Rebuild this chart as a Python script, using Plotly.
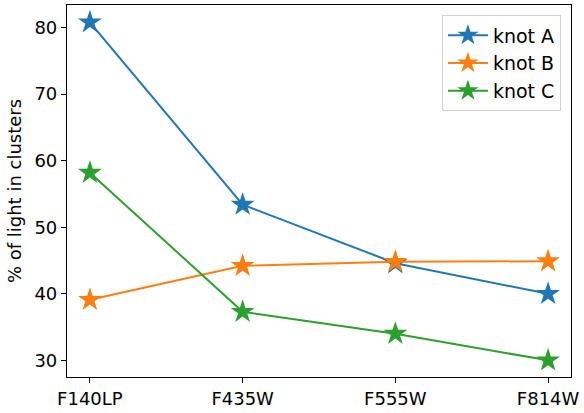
import plotly.graph_objects as go

filters = ["F140LP", "F435W", "F555W", "F814W"]
knot_a = [80.8, 53.4, 44.6, 40.0]
knot_b = [39.1, 44.2, 44.8, 44.9]
knot_c = [58.2, 37.3, 34.0, 30.0]

series = [
    ("knot A", knot_a, "#1f77b4"),
    ("knot B", knot_b, "#ff7f0e"),
    ("knot C", knot_c, "#2ca02c"),
]

font = dict(family="DejaVu Sans", size=18, color="black")

fig = go.Figure()
for name, vals, color in series:
    fig.add_trace(go.Scatter(
        x=list(range(len(filters))), y=vals, name=name,
        mode="lines+markers",
        line=dict(color=color, width=2),
        marker=dict(symbol="star", size=18, color=color, line=dict(width=0)),
    ))

axis_common = dict(
    showline=True, linecolor="black", linewidth=1.2, mirror=True,
    ticks="outside", ticklen=5, tickwidth=1.2, tickcolor="black",
    showgrid=False, zeroline=False, tickfont=font,
)

fig.update_layout(
    width=584, height=413,
    margin=dict(l=67, r=12, t=4, b=34),
    plot_bgcolor="white", paper_bgcolor="white",
    font=font,
    showlegend=True,
    hovermode=False,
    xaxis=dict(range=[-0.15, 3.15], tickmode="array",
               tickvals=list(range(len(filters))), ticktext=filters,
               **axis_common),
    yaxis=dict(range=[27.5, 83.4], tickvals=[30, 40, 50, 60, 70, 80],
               title=dict(text="% of light in clusters", font=font, standoff=8),
               **axis_common),
    legend=dict(x=0.98, y=0.972, xanchor="right", yanchor="top",
                bgcolor="white", bordercolor="#d0d0d0", borderwidth=1,
                font=dict(family="DejaVu Sans", size=19, color="black"),
                tracegroupgap=0, itemwidth=40),
)

fig.write_html("out.html")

+++++

Omit every picture, then repeat the remaining data exactly as it appears above.

Rebuild this chart as a Python script, using Plotly.
import plotly.graph_objects as go

filters = ["F140LP", "F435W", "F555W", "F814W"]
knot_a = [80.8, 53.4, 44.6, 40.0]
knot_b = [39.1, 44.2, 44.8, 44.9]
knot_c = [58.2, 37.3, 34.0, 30.0]

series = [
    ("knot A", knot_a, "#1f77b4"),
    ("knot B", knot_b, "#ff7f0e"),
    ("knot C", knot_c, "#2ca02c"),
]

font = dict(family="DejaVu Sans", size=18, color="black")

fig = go.Figure()
for name, vals, color in series:
    fig.add_trace(go.Scatter(
        x=list(range(len(filters))), y=vals, name=name,
        mode="lines+markers",
        line=dict(color=color, width=2),
        marker=dict(symbol="star", size=18, color=color, line=dict(width=0)),
    ))

axis_common = dict(
    showline=True, linecolor="black", linewidth=1.2, mirror=True,
    ticks="outside", ticklen=5, tickwidth=1.2, tickcolor="black",
    showgrid=False, zeroline=False, tickfont=font,
)

fig.update_layout(
    width=584, height=413,
    margin=dict(l=67, r=12, t=4, b=34),
    plot_bgcolor="white", paper_bgcolor="white",
    font=font,
    showlegend=True,
    hovermode=False,
    xaxis=dict(range=[-0.15, 3.15], tickmode="array",
               tickvals=list(range(len(filters))), ticktext=filters,
               **axis_common),
    yaxis=dict(range=[27.5, 83.4], tickvals=[30, 40, 50, 60, 70, 80],
               title=dict(text="% of light in clusters", font=font, standoff=8),
               **axis_common),
    legend=dict(x=0.98, y=0.972, xanchor="right", yanchor="top",
                bgcolor="white", bordercolor="#d0d0d0", borderwidth=1,
                font=dict(family="DejaVu Sans", size=19, color="black"),
                tracegroupgap=0, itemwidth=40),
)

fig.write_html("out.html")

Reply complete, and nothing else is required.